━━━━━ INPUT FOR THIS TASK
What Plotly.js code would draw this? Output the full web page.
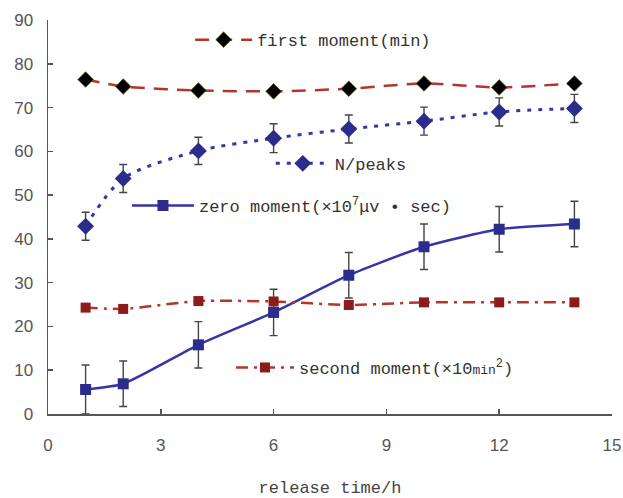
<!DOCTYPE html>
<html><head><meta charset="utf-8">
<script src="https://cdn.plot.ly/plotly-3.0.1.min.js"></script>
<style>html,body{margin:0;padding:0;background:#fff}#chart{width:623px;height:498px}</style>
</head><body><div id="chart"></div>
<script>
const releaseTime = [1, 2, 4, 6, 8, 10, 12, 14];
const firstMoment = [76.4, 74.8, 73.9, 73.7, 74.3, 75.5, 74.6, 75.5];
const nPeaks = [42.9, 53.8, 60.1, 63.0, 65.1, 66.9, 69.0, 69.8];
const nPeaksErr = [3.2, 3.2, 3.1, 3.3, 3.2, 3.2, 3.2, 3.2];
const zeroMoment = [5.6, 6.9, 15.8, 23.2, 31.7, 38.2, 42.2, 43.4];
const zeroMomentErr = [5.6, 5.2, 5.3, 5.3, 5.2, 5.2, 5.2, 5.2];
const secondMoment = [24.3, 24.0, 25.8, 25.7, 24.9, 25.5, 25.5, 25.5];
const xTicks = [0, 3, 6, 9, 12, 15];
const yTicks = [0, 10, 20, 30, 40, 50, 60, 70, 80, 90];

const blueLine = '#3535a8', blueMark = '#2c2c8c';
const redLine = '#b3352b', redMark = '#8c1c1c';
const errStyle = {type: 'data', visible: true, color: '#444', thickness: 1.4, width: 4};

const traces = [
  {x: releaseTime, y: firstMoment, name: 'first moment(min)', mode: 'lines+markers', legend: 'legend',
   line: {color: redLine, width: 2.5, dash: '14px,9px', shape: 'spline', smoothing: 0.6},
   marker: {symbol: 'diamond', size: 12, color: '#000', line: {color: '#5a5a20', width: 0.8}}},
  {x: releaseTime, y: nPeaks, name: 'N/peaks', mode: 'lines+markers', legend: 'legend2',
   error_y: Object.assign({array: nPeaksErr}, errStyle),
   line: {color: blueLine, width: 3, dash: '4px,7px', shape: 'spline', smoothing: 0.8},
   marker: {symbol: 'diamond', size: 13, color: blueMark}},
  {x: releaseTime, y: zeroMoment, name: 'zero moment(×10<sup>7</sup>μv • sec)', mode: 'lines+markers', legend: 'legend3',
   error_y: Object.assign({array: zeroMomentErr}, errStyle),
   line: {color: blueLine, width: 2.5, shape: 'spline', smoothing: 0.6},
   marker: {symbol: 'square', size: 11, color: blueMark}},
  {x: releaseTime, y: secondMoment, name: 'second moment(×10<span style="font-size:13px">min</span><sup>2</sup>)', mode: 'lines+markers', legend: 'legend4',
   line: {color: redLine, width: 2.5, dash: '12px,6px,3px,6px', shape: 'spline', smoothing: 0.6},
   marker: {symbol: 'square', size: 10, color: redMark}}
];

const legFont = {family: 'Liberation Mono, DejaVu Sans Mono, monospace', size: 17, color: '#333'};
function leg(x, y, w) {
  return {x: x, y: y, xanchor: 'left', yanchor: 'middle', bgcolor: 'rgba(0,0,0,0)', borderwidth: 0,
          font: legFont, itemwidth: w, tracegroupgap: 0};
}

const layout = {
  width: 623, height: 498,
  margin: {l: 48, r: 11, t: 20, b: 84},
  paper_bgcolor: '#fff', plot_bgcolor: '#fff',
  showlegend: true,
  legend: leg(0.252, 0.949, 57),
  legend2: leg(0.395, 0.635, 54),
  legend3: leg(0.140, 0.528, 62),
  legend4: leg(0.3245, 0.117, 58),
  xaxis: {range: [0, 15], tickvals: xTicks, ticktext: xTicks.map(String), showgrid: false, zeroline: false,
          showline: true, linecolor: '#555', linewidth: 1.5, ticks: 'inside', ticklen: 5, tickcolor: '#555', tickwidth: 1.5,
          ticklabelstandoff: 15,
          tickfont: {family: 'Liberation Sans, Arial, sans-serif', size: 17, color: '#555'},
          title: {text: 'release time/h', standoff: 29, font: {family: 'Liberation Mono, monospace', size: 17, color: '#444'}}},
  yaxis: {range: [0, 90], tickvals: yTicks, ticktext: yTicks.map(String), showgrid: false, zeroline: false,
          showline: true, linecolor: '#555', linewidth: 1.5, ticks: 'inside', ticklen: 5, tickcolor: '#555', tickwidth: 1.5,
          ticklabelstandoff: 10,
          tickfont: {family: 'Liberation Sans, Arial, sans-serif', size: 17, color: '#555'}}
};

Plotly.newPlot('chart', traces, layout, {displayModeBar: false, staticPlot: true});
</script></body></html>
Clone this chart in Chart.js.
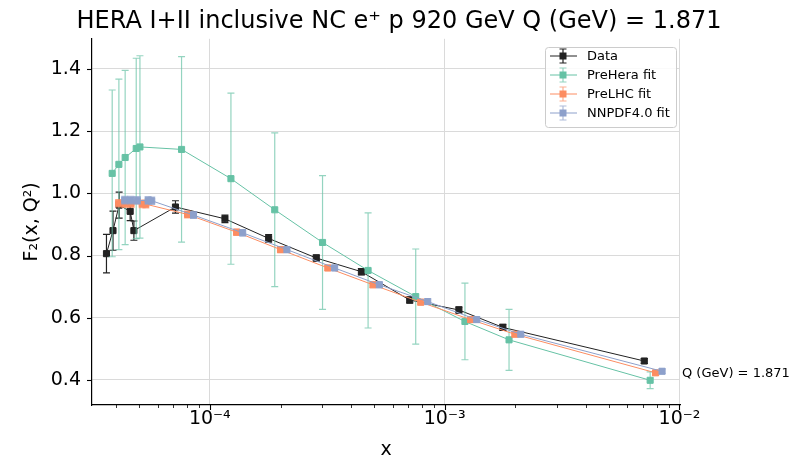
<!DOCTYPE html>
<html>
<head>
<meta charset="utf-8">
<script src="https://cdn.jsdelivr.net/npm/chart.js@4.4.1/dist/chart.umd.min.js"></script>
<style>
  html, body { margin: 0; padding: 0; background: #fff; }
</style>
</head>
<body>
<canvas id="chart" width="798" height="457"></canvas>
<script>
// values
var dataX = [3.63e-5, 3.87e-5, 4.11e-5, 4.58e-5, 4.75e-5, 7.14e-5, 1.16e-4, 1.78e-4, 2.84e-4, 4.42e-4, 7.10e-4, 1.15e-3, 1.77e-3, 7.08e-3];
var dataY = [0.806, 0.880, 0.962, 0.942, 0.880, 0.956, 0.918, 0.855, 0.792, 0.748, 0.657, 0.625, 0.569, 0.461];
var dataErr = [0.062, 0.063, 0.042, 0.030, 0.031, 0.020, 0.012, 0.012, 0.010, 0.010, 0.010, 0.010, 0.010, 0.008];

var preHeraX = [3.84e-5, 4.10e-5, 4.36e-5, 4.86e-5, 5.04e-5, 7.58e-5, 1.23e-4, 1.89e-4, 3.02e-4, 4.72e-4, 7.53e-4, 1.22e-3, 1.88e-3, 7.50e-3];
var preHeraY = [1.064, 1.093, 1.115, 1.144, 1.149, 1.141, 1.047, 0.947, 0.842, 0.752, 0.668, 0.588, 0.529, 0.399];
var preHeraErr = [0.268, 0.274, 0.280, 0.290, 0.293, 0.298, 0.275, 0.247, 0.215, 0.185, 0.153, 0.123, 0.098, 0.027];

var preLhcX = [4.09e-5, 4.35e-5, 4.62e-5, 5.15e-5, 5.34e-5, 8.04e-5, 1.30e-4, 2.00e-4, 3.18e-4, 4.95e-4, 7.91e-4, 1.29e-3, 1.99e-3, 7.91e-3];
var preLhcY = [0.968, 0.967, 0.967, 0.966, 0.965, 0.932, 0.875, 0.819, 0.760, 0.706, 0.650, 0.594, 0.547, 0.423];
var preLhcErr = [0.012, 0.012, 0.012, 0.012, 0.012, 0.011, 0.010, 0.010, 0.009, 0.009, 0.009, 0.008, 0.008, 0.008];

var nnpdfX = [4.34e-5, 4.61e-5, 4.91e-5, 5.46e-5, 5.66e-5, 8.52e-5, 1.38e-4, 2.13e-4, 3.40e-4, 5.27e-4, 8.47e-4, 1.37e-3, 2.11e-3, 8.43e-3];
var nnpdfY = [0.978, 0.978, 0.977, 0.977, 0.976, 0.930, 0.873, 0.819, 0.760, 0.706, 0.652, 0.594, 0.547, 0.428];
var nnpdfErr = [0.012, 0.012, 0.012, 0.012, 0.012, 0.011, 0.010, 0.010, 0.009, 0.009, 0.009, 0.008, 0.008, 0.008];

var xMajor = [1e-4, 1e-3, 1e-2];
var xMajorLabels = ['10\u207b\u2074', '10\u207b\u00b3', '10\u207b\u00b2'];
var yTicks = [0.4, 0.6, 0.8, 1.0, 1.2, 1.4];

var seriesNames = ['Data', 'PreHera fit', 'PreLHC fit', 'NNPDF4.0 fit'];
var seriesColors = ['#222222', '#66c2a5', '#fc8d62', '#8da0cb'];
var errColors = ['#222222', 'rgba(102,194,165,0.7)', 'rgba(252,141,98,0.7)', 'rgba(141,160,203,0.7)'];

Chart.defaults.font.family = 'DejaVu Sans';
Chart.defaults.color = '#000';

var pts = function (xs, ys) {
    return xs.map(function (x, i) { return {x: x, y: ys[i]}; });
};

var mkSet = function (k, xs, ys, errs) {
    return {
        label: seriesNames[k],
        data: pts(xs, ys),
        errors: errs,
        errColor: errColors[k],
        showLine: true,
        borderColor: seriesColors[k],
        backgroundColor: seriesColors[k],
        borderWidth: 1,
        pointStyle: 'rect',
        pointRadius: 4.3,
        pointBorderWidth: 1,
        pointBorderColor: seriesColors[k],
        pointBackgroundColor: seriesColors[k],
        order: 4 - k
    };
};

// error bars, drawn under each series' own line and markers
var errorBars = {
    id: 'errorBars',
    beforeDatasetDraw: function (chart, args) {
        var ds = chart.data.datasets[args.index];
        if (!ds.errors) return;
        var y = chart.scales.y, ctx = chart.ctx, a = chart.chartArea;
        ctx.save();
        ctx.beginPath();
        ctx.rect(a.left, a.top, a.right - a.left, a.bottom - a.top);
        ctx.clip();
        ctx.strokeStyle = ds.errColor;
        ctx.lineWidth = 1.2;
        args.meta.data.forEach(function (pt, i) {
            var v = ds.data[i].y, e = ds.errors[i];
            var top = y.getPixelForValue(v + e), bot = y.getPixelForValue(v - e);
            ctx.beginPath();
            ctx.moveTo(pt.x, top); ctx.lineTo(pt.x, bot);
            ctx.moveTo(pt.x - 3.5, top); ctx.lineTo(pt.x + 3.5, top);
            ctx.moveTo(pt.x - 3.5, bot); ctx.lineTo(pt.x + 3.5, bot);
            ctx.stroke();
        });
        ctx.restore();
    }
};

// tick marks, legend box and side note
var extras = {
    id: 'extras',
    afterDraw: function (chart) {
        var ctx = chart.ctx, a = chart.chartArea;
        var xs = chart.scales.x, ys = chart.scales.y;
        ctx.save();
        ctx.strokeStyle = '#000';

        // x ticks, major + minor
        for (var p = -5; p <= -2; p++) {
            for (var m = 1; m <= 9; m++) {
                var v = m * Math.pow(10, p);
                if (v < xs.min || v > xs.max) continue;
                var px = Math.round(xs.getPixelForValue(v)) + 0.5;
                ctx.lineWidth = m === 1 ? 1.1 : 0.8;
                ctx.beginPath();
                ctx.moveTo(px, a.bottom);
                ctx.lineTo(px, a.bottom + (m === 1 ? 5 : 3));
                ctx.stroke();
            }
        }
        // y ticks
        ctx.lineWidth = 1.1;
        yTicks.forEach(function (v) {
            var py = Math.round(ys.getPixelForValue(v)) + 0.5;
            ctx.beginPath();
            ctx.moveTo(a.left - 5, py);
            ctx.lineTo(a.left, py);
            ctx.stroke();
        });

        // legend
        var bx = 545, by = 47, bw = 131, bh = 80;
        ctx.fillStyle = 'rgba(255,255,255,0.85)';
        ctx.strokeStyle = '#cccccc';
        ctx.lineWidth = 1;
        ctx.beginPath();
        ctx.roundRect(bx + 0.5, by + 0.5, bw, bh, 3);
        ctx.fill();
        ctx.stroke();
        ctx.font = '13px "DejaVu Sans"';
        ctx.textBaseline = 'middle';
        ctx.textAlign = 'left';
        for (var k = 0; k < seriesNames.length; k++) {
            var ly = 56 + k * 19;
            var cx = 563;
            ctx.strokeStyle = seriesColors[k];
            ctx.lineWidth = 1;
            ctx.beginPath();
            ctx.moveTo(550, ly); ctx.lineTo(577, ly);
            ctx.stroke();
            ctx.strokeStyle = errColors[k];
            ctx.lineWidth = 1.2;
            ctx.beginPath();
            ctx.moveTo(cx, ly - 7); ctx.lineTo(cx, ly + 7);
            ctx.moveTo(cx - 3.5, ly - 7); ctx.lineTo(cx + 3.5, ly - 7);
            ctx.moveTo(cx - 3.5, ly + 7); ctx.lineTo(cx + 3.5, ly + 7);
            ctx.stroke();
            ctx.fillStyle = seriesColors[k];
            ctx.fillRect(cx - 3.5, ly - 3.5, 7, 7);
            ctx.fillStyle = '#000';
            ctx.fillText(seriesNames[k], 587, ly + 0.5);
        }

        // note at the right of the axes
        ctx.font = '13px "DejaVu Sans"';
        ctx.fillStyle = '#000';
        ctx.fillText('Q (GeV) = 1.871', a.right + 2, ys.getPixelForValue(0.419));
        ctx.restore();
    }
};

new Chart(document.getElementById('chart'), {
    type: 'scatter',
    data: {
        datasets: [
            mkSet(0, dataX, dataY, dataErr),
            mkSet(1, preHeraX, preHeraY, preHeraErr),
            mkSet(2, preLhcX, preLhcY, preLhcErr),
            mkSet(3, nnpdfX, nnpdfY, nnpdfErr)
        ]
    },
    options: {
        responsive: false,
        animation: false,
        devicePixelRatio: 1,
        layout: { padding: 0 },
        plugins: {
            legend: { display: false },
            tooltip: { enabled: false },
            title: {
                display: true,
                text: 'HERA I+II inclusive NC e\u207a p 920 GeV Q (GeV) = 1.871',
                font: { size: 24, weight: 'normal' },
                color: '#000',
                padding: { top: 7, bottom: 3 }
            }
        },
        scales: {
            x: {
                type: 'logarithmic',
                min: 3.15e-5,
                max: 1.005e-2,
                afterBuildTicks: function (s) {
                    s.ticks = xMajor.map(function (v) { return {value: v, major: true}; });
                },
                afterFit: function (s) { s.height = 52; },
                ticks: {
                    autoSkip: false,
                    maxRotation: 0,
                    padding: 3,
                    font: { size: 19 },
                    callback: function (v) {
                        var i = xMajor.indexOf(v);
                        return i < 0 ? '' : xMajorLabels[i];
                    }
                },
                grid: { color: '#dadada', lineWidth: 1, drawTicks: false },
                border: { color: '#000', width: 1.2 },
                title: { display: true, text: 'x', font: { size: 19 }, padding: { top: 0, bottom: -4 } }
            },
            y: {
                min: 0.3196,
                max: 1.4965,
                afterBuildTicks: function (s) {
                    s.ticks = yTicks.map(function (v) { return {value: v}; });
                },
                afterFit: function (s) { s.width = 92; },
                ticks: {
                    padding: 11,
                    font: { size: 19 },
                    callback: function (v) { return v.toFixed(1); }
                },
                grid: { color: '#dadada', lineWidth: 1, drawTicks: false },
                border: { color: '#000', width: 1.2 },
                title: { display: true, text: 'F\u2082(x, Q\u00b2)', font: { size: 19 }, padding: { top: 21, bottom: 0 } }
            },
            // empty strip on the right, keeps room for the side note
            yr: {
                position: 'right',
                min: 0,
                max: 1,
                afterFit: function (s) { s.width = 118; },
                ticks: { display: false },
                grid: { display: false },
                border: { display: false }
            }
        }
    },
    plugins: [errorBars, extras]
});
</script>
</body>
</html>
━━━━━━━━━━
_REQUIRED TASK_. Up in the listing, locate the line with "Clone this chart in Chart.js."; print it and every line after it down to the line with "0.123, 0.098, 0.027];", which is included too. Skip the pictures.

_THE OUTPUT_.
Clone this chart in Chart.js.
<!DOCTYPE html>
<html>
<head>
<meta charset="utf-8">
<script src="https://cdn.jsdelivr.net/npm/chart.js@4.4.1/dist/chart.umd.min.js"></script>
<style>
  html, body { margin: 0; padding: 0; background: #fff; }
</style>
</head>
<body>
<canvas id="chart" width="798" height="457"></canvas>
<script>
// values
var dataX = [3.63e-5, 3.87e-5, 4.11e-5, 4.58e-5, 4.75e-5, 7.14e-5, 1.16e-4, 1.78e-4, 2.84e-4, 4.42e-4, 7.10e-4, 1.15e-3, 1.77e-3, 7.08e-3];
var dataY = [0.806, 0.880, 0.962, 0.942, 0.880, 0.956, 0.918, 0.855, 0.792, 0.748, 0.657, 0.625, 0.569, 0.461];
var dataErr = [0.062, 0.063, 0.042, 0.030, 0.031, 0.020, 0.012, 0.012, 0.010, 0.010, 0.010, 0.010, 0.010, 0.008];

var preHeraX = [3.84e-5, 4.10e-5, 4.36e-5, 4.86e-5, 5.04e-5, 7.58e-5, 1.23e-4, 1.89e-4, 3.02e-4, 4.72e-4, 7.53e-4, 1.22e-3, 1.88e-3, 7.50e-3];
var preHeraY = [1.064, 1.093, 1.115, 1.144, 1.149, 1.141, 1.047, 0.947, 0.842, 0.752, 0.668, 0.588, 0.529, 0.399];
var preHeraErr = [0.268, 0.274, 0.280, 0.290, 0.293, 0.298, 0.275, 0.247, 0.215, 0.185, 0.153, 0.123, 0.098, 0.027];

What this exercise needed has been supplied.